Foto: Gokhan Tan/ Getty Images

Es könnte ein ganz gewöhnlicher Samstag sein, wären nicht so viele Polizisten unterwegs, und würde nicht die Stimme des Interimsarmeechef Ümit Dündar aus den Radios hallen: "Hand in Hand haben es Staat und Nation in historischer Solidarität geschafft, diesen Putsch zum Scheitern zu bringen", verkündete er. Dündar war eingesetzt worden, nachdem der eigentliche Generalstabschef für eine kurze Zeit von den Putschisten festgehalten wurde

Yasemin Gözcü kellnert heute in einem Restaurant auf der Istiklal-Straße. Zwar ist nur wenig Kundschaft da, doch ihr Chef habe darauf bestanden, dass der Laden geöffnet werde. "Das war doch kein richtiger Militärputsch", sagt die 37-jährige Istanbulerin, "das war doch ein schlechter Witz der Regierung, um uns Angst zu machen, und wieder an die Wahlurnen zu zwingen."
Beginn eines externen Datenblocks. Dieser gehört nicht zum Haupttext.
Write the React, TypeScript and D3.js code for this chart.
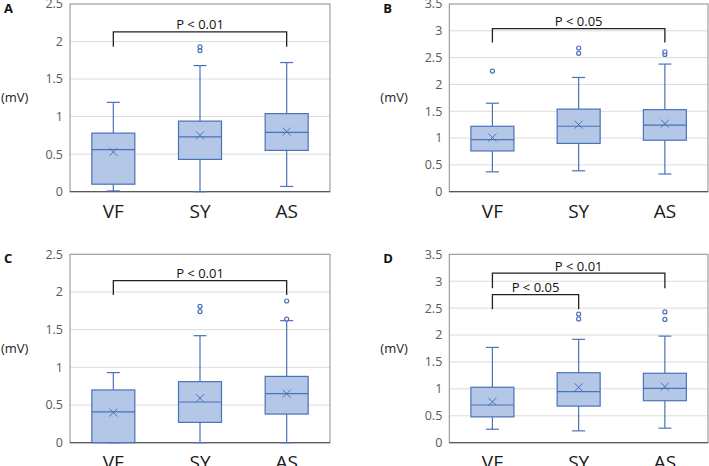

Theorien dieser Art verbreiten sich besonders über die sozialen Netzwerke. Der früher CHP-Oppositionschef Deniz Baykal bezeichnet den Umsturzversuch als Show und einen tragisch-komischen Coup, um ein Präsidialsystem mit weiteren Vollmachten für den Präsidenten zu erzwingen.

Eine Meinung, die auch Mahmut Bozkurt teilt. Der 62-Jährige sitzt auf einem Klappstuhl auf der Einkaufsstraße, er verkauft Kugelschreiber. "Für Erdogan bedeutet dieser Putsch doch noch einen weiteren Machtzuwachs", sagt er. "Jetzt kann er auch seine letzten starken Gegner aus dem Weg räumen."

Tatsächlich entsteht der Eindruck, ausgerechnet Erdogan habe als Demokrat die Demokratie verteidigt. Er ist der Held der Stunde. "Es ist unmöglich zu akzeptieren, dass türkische Soldaten ihre Gewehre auf das Volk richten. Auf deine Mutter, auf deinen Vater, auf deine Brüder und Schwestern. Diese Gewehre wurden ihnen vom Volk dieses Landes gegeben", sagte der Präsident. Jetzt sei es möglich, das Militär zu "reinigen", Tausende Armeeangehörige wurden mittlerweile festgenommen. Die Aufständischen müssten einen hohen Preis für ihre Taten bezahlen.

Am Ende könnten die dramatischen Szenen vom Freitagabend Erdogan tatsächlich stärken. Gab der Präsident nachts noch an einem geheimen Ort ein improvisiertes Interview, so präsentierte er sich am Samstag schon wieder betont staatsmännisch. "Wir werden diese Operation zu Ende bringen", so Erdogan. "Wir werden dagegen vorgehen, wie wir gegen Terrororganisationen vorgegangen sind."